Entries with chart source code:

^^^^^^^^

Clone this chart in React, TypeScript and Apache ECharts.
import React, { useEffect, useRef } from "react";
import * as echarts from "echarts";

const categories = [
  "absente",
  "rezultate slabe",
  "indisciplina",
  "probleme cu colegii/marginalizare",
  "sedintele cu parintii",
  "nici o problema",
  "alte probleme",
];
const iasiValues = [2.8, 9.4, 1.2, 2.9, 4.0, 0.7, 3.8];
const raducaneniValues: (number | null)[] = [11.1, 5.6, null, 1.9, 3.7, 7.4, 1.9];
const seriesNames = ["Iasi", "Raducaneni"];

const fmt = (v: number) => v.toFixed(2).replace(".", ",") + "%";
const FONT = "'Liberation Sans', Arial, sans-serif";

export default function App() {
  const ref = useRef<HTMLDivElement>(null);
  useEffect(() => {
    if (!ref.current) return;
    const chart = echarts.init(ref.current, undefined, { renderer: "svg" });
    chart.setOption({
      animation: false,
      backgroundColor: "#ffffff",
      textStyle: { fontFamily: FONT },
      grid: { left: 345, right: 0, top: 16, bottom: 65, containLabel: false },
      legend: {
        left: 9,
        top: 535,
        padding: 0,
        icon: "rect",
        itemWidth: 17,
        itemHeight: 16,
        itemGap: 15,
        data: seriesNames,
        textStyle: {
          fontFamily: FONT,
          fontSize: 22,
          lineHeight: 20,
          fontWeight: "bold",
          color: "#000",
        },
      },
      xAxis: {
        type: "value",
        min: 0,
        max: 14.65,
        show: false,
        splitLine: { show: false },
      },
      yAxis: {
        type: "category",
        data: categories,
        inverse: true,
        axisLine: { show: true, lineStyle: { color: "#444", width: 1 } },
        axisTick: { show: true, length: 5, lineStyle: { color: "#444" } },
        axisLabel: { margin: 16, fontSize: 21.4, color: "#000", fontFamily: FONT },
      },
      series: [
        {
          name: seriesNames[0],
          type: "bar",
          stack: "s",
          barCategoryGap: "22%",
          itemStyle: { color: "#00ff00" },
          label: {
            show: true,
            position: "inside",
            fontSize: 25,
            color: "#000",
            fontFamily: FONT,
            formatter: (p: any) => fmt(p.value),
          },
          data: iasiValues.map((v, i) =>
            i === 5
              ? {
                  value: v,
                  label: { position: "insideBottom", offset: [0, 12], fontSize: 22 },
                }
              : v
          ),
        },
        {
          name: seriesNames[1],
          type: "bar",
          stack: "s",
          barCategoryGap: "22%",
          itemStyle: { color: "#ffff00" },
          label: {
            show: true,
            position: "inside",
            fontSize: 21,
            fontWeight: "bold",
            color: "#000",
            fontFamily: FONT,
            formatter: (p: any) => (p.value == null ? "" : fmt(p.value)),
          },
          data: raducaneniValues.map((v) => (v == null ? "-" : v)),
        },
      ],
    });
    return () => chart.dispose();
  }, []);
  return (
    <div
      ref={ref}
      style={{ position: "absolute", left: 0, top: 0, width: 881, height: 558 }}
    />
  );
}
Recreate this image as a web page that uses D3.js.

^^^^^^^^

Brief → Take the lines above from the first through the one containing "import * as" and reproduce them exactly; include nothing else.

Response →
Clone this chart in React, TypeScript and Apache ECharts.
import React, { useEffect, useRef } from "react";
import * as echarts from "echarts";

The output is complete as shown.